Bad move, guys. The "diversity" mongers have just brought up the one thing that they should have stayed far far away from: the web. Newsweek's technology columnist Steven Levy has declared that the lack of "diversity" among the web's most popular blogs requires corrective action. The goal? A blogosphere whose elite tier "reflects the actual population" i.e., where female- and minority-written blogs are found among the top 100 blogs in the same proportion as females and minorities are found in the general population.
These are the same people who want to reestablish the "fairness doctrine" to ensure a diversity of opinions on the airwaves (OkieontheLam has a post on that subject). It was the abolishment of the fairness doctrine that gave rise to talk radio and completely resurrected AM radio.
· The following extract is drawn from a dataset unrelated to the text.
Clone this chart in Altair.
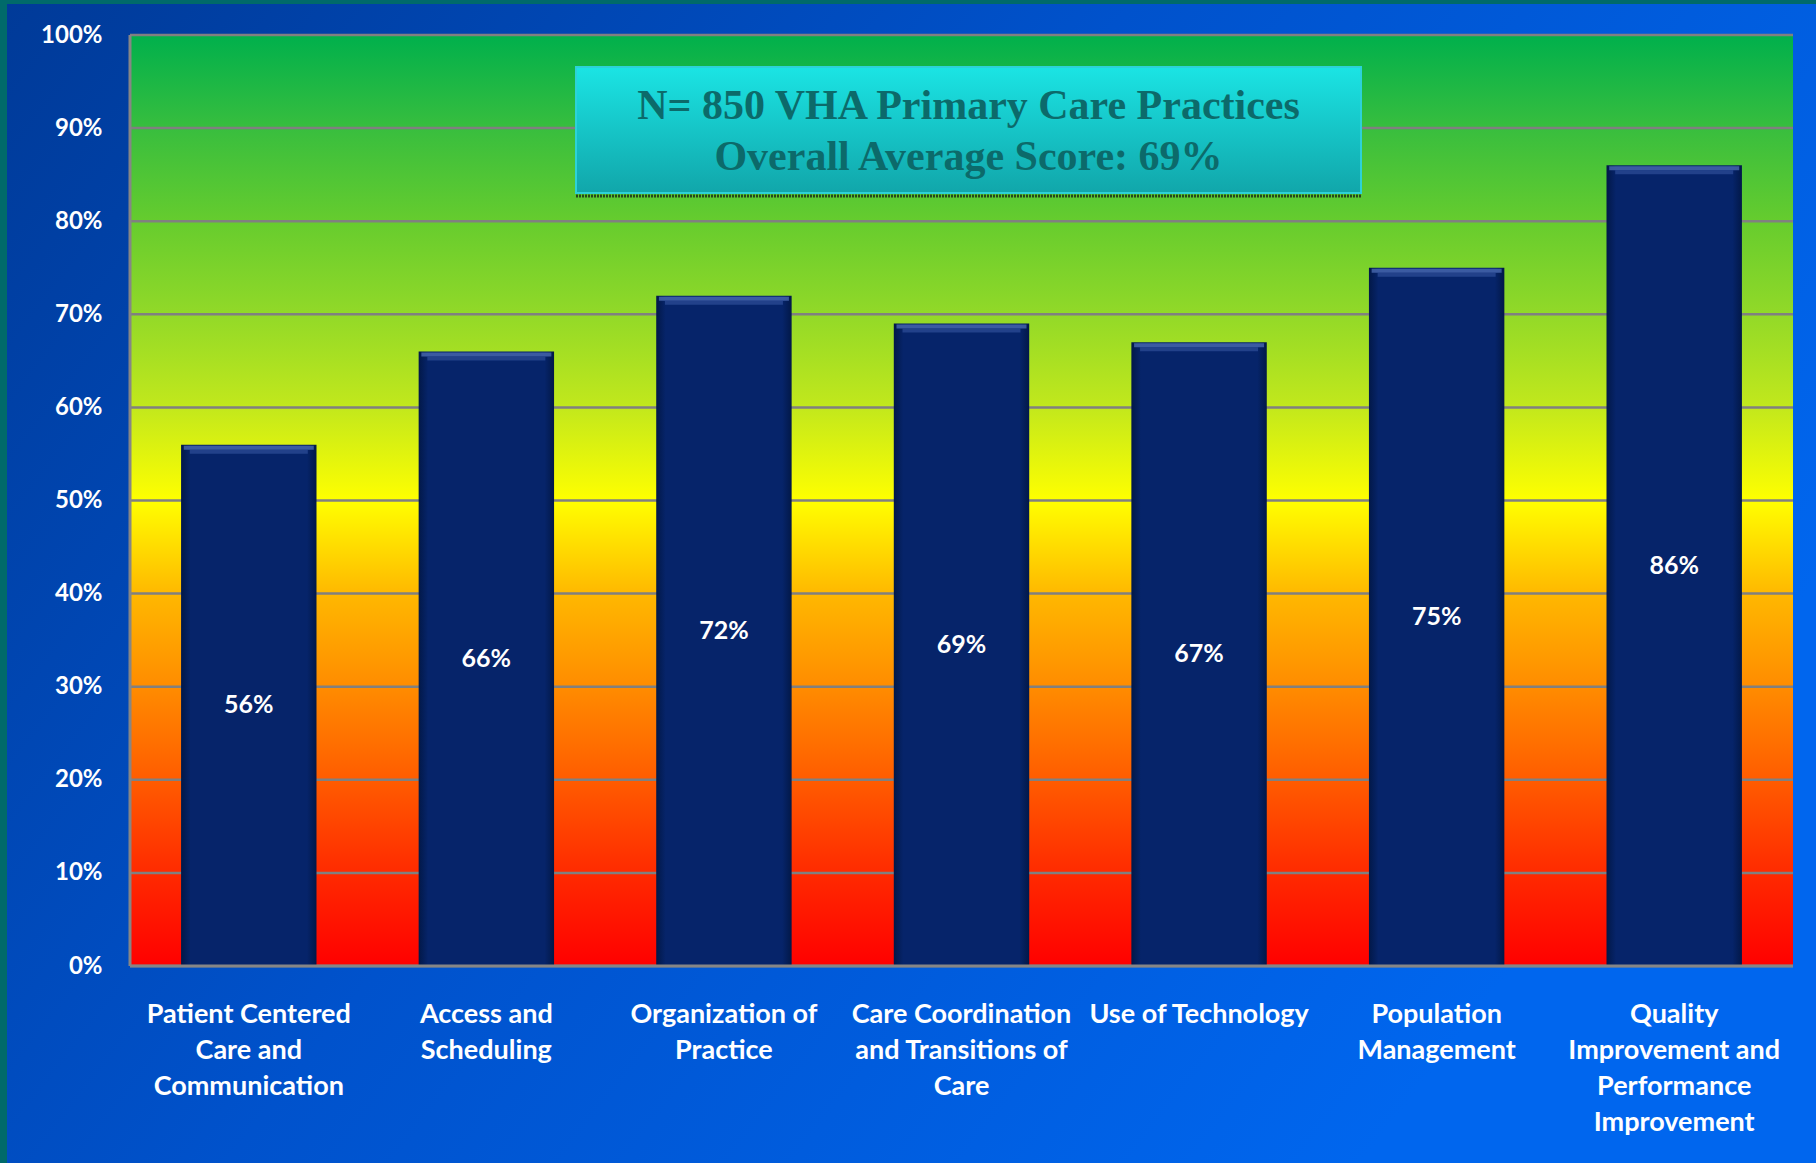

Instead of having meaningless shows on that no one listened to, stations were free to employ hosts with a point of view that the listeners would actually want to hear. As it turns out, most of those hosts were conservative, and led by Rush Limbaugh, dominate talk radio.
Something similar has happened in blogging. Although there are a few big-time liberal blogs, one can only take so much whining and complaining, and as a result the majority of the top sites are conservative or at the very least libertarian. This is not sitting well with the diversity crowd.
One of the great joys of the blogosphere is that anyone, and I mean anyone, can set up a blog for free and post whatever they want to it. It's the ultimate expression of free speech. If you don't believe me, just try this: Go to blogger .com and click on the link that says "create a blog". Within two minutes you'll have your own free blog and you can begin posting to your heart's content. That's pretty much how I got started, and thanks to the help of other bloggers, I've been able to spiff up the site a little bit and add some features that make it more attractive and more usable (sorry, I can't do anything about the photo of the blogger).
With your new blog you will have the freedom to write what you wish, but that right does not include right to be read. In other words, just because you write it doesn't mean someone else has to read it. What the diversity mongers are trying to do is create a right for their selected "disadvantaged" groups to be read by requiring that the megablogs link to them. That still won't guarantee readership, but I know I wouldn't mind having a link on Instapundit if I could get it, and it would probably increase my traffic more than just a little bit.
We used to think that freedom of speech was guaranteed by our Constitution. However, freedom in this country is no longer guaranteed (see campaign finance reform). It's whatever a judge decides it is, and if some judge somewhere decides that you can't post a conservative opinion without referencing an opposing view, that will be the law of the land. Of course with something like 8 million blogs in action and more coming online every day, policing such a law would be nearly impossible. That may be why the diversity mongers have chosen a smaller target - the top 100 blogs.
There's no telling where this will go, but I can't imagine the blogosphere giving up without a really messy fight.